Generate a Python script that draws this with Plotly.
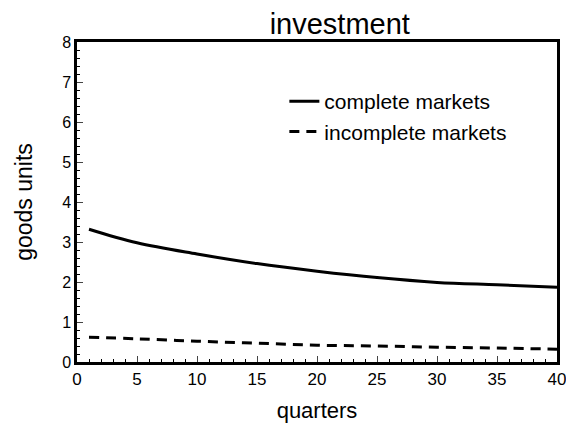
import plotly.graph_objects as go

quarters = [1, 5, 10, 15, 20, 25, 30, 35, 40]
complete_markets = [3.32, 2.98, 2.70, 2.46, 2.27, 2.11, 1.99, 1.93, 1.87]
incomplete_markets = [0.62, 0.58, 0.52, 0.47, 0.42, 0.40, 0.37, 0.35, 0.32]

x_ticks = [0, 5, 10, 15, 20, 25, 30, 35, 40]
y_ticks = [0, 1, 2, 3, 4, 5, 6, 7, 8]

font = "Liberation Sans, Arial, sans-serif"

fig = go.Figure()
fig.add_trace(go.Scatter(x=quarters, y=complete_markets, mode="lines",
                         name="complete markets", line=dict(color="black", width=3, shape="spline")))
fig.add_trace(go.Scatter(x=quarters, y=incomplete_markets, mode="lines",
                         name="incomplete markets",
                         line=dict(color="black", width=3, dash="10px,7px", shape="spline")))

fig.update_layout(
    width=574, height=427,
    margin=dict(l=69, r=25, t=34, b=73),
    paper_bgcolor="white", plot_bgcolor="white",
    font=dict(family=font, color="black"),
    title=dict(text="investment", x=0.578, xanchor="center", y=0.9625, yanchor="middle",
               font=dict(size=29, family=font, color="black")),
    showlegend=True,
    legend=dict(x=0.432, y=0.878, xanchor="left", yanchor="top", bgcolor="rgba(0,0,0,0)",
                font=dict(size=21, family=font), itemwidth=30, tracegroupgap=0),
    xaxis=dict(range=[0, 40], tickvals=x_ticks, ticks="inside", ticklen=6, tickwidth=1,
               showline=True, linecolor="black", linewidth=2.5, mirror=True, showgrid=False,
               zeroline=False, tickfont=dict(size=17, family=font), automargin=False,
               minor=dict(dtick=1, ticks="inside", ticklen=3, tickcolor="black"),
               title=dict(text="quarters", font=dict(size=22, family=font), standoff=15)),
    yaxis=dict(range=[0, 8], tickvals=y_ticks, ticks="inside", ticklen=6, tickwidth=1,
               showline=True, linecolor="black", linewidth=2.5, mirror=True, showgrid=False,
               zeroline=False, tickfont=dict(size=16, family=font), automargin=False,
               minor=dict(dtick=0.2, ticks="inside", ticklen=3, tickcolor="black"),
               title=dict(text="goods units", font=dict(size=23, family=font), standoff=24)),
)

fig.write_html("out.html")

################

- _Exercise task_: Omit the pictures and reproduce the listing exactly.

- _Solution for this task_:
Generate a Python script that draws this with Plotly.
import plotly.graph_objects as go

quarters = [1, 5, 10, 15, 20, 25, 30, 35, 40]
complete_markets = [3.32, 2.98, 2.70, 2.46, 2.27, 2.11, 1.99, 1.93, 1.87]
incomplete_markets = [0.62, 0.58, 0.52, 0.47, 0.42, 0.40, 0.37, 0.35, 0.32]

x_ticks = [0, 5, 10, 15, 20, 25, 30, 35, 40]
y_ticks = [0, 1, 2, 3, 4, 5, 6, 7, 8]

font = "Liberation Sans, Arial, sans-serif"

fig = go.Figure()
fig.add_trace(go.Scatter(x=quarters, y=complete_markets, mode="lines",
                         name="complete markets", line=dict(color="black", width=3, shape="spline")))
fig.add_trace(go.Scatter(x=quarters, y=incomplete_markets, mode="lines",
                         name="incomplete markets",
                         line=dict(color="black", width=3, dash="10px,7px", shape="spline")))

fig.update_layout(
    width=574, height=427,
    margin=dict(l=69, r=25, t=34, b=73),
    paper_bgcolor="white", plot_bgcolor="white",
    font=dict(family=font, color="black"),
    title=dict(text="investment", x=0.578, xanchor="center", y=0.9625, yanchor="middle",
               font=dict(size=29, family=font, color="black")),
    showlegend=True,
    legend=dict(x=0.432, y=0.878, xanchor="left", yanchor="top", bgcolor="rgba(0,0,0,0)",
                font=dict(size=21, family=font), itemwidth=30, tracegroupgap=0),
    xaxis=dict(range=[0, 40], tickvals=x_ticks, ticks="inside", ticklen=6, tickwidth=1,
               showline=True, linecolor="black", linewidth=2.5, mirror=True, showgrid=False,
               zeroline=False, tickfont=dict(size=17, family=font), automargin=False,
               minor=dict(dtick=1, ticks="inside", ticklen=3, tickcolor="black"),
               title=dict(text="quarters", font=dict(size=22, family=font), standoff=15)),
    yaxis=dict(range=[0, 8], tickvals=y_ticks, ticks="inside", ticklen=6, tickwidth=1,
               showline=True, linecolor="black", linewidth=2.5, mirror=True, showgrid=False,
               zeroline=False, tickfont=dict(size=16, family=font), automargin=False,
               minor=dict(dtick=0.2, ticks="inside", ticklen=3, tickcolor="black"),
               title=dict(text="goods units", font=dict(size=23, family=font), standoff=24)),
)

fig.write_html("out.html")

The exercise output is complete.